Metadata Operations

A Savant module’s pipeline is comprised of units that process objects. Every object is represented by its metadata. Metadata defines an object label, location and size, identifier, and other properties. There are two kinds of metadata in Savant: primary (DeepStream-related) metadata and extended metadata.

Simply speaking, every unit can produce metadata or modify it. Let us begin with a bare image frame coming into a pipeline to show you how it happens. In the first step, Savant creates a unique “frame” object whose metadata object corresponds to the whole viewport (except paddings). This object is somehow “static”; however, you may create a pyfunc unit and modify its ROI or remove it.

Next, the metadata moves to the next unit, let it be a detector. The detector detects some objects and fills metadata for them, specifying labels, ROIs, etc.

Thus, the pipeline adds, removes, and changes metadata for a frame along the way. Finally, the metadata are sent to an external system.

In Savant, we support two types of metadata: the basic one provided by DeepStream (we call it DS meta or basic meta) and the extended one used only by Savant. DeepStream-based units cannot benefit from extended metadata because they are not aware of it; however, you may use pyfunc units to use it to change the workflow by analyzing extended attributes or modifying the basic metadata.

We will discuss operations on metadata in detail in Working With Metadata.

When we started this topic, we claimed that initially, the metadata was absent. It is true when vanilla DeepStream is used; with Savant, it is not always like that because Savant’s protocol allows for injecting already-existing metadata from an external source.

E.g., we have an edge device where you run a Savant module that does people detection. This module is chained with a Savant module in the Datacenter which doesn’t run people detectors but utilizes already-known bounding boxes to run classification without the detection step.

Detailed Metadata Workflow

../_images/24_metadata_workflow.png — Pic 2. Example of a pipeline execution and data flow. ‘S2 – F2: Object 1’ notation represents an object with unique id `1` from the frame `2` of the source `2`.

Each element in the pipeline processes frame data or frame meta information, adds new or enriches existing meta information. This process is illustrated on Figure 2.

Pipeline input is a stream of frames from one or more sources possibly accompanied by metadata from other modules.

Note

Module relies on source adapters for its input. Savant includes several useful source (and sink) adapters, and it’s possible to implement custom ones should the user need them.

Frames from different sources are combined into batches (the first object model configuration determines the batch size) and, together with metadata, pass sequentially through the elements of the pipeline. Each element can change the metadata, add/delete/change objects and their attributes.

In Figure 2, the first element specified by the user is a detection model.

This detector locates objects on the frame and adds information about them to the frame metadata.
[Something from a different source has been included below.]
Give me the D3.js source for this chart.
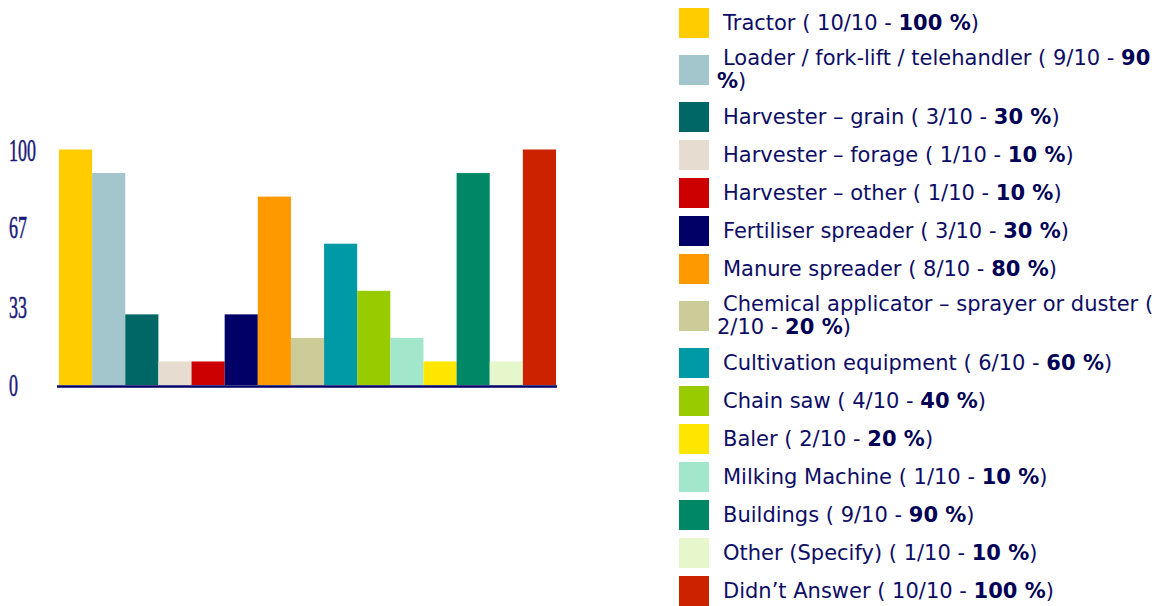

Savant uses bounding boxes of 2 types to describe locations of detected objects: axis-aligned boxes or rotated boxes.

Note

Rotated boxes have to be supported by the used detection models.

In addition to location, detected objects receive labels based on a combination of the model name and object class label.

For example, the detection model in Figure 2 is named yolo, and it can detect 3 classes of objects: car, dog and cat. Therefore, detected objects will be added to the meta information with labels yolo.car, yolo.dog, yolo.cat. This property allows the user to specify the input object for any subsequent models.

Frame meta information always holds an object that corresponds to the whole frame. This object’s label name is set to frame. If you do not specify which objects should be used as input then the frame object will be used by default, i.e. the whole frame.

The next element of the pipeline in Figure 2 is a classification model.

Let’s say, this model determines the color of a car and shouldn’t process all the objects detected previously. To configure the model to work only on objects that are labeled yolo.car this label must be set in the object field in the configuration file. Savant will then automatically filter all objects present in metadata and only cars will be used as input for the classification model.

The classification results will be added to the yolo.car objects as additional meta-information (attribute).

In this way, as frames go through the pipeline, new objects are detected and added as metadata, which is then being extended with various attributes.

After the frame was processed by all the elements of the pipeline the meta-information for each object in the frame is passed into ZeroMQ Sink element in the output format.